Reviewed by Claire Hamner Matturro
Ultimately a story of grace and transcendence, Fixing Boo Boo (Southern Yellow Pine Publishing, 2017) details a reluctant caregiver’s journey with her brain-damaged older sister, Barb. It gets messy along the way, and Barb is often her own worst enemy. But Pat Stanford tells the story with a deft and gracious hand, even the brutally honest parts about the damage to her own life and marriage. As a testament to the book’s evocative, moving, and well-written prose, Fixing Boo Boo won a prestigious Gold Medalist award from Florida Authors and Publishers Association’s annual President’s Book Awards.
Barb, also known as Boo Boo, was born with cerebral palsy, but her condition worsened after an automobile accident caused a brain injury. Other injuries followed, and Barb also suffered from glaucoma, COPD, and hearing loss.
As children, the two sisters, Barb and Pat, were never close, and this lack of closeness rankles Barb at times, and certainly tests Pat’s caregiving role and patience. In their childhood, age and personality differences created distance between the two. That they shared a bedroom and had radically different outlooks on housekeeping (Pat neat, Barb messy) created additional strain.
At each step of Barb’s declining health, something always seems to go wrong to make things worse. Though Barb was able to get through college, earn a degree, and live independently for a while, her cumulative injuries and conditions made it difficult for her to cope with modern life. Her husband Bill took care of her after a fashion until his death. Pat Stanford’s detailed description of the house the two lived in leaves little doubt that Bill too suffered from some form of mental illness. He was a hoarder and a substance abuser, yet also a highly intelligent and educated man. Yet, despite the mess, the junk, and dirt of their humble house, the two managed to more or less get along until Bill died.
Faced with myriad problems regarding her sister Barb after Bill’s death, Pat finally decides the only thing to do is to have her sister come live with her and her husband. Like most caregivers, the author has moments when she sincerely regrets this generous offer, yet she soldiers on and forms a bond—however slowly and difficult—with her brain-injured sister. The same tensions that tested them in childhood—now exacerbated by Barb’s mental and physical decline, and further complicated by well-known horrors of the American health care system—return to haunt them as adults trying to live in the same house, along with Pat’s husband.
The story is as much about the damage and toll caring for Boo Boo causes to Pat and her husband as it is about Boo Boo. Because there really is no “fixing” Boo Boo, the caregiving years involve hospitals, doctors, assisted living, ineffective (or worse) medical and psychological so-called help, and the wear and tear on Pat and her husband.

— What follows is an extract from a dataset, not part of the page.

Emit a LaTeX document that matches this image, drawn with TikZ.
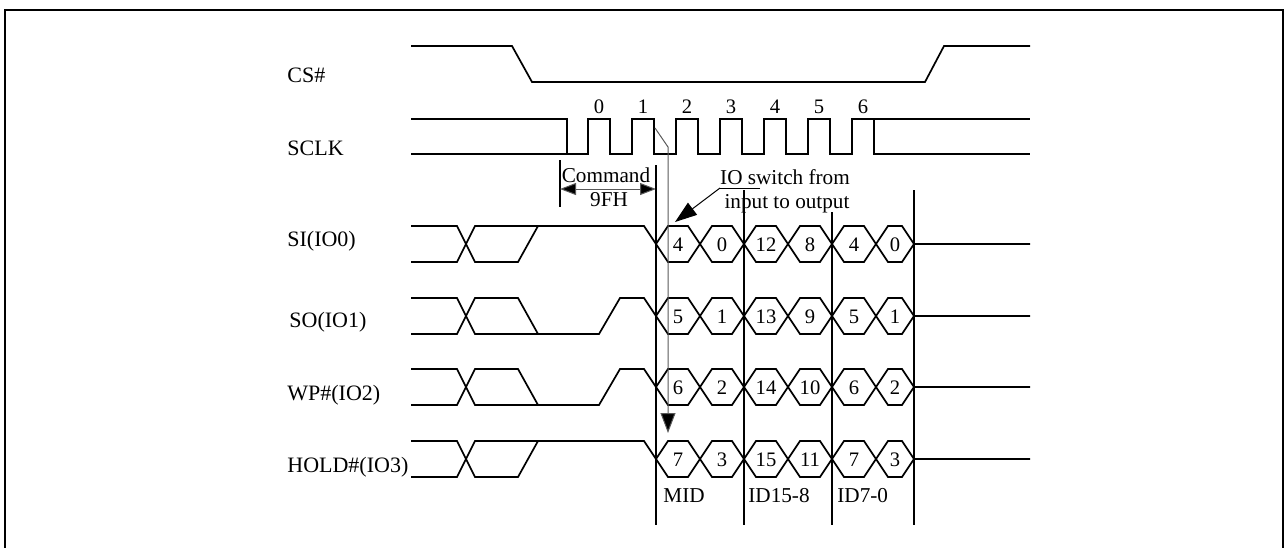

The strain naturally impacts their careers and their marriage.
Anyone who has been a caregiver for a person with mental or physical disorders will understand at once the high emotional and physical demands such care places on the caregiver. Whether readers have been caregivers or not, they will no doubt read Fixing Boo Boo with empathy—and a great deal of admiration for Pat Stanford as a person.
Yet aside from Pat Stanford as a compassionate person, she is also an admirable and evocative writer. She gives poignant details and describes things with such precision that readers can see, feel, smell, and hear the story develop. This is an important book about family ties, loyalty, and sibling love that comes with a high price. Stanford tells the story with honesty and a benevolent and generous heart. This is a book that deserves to be read.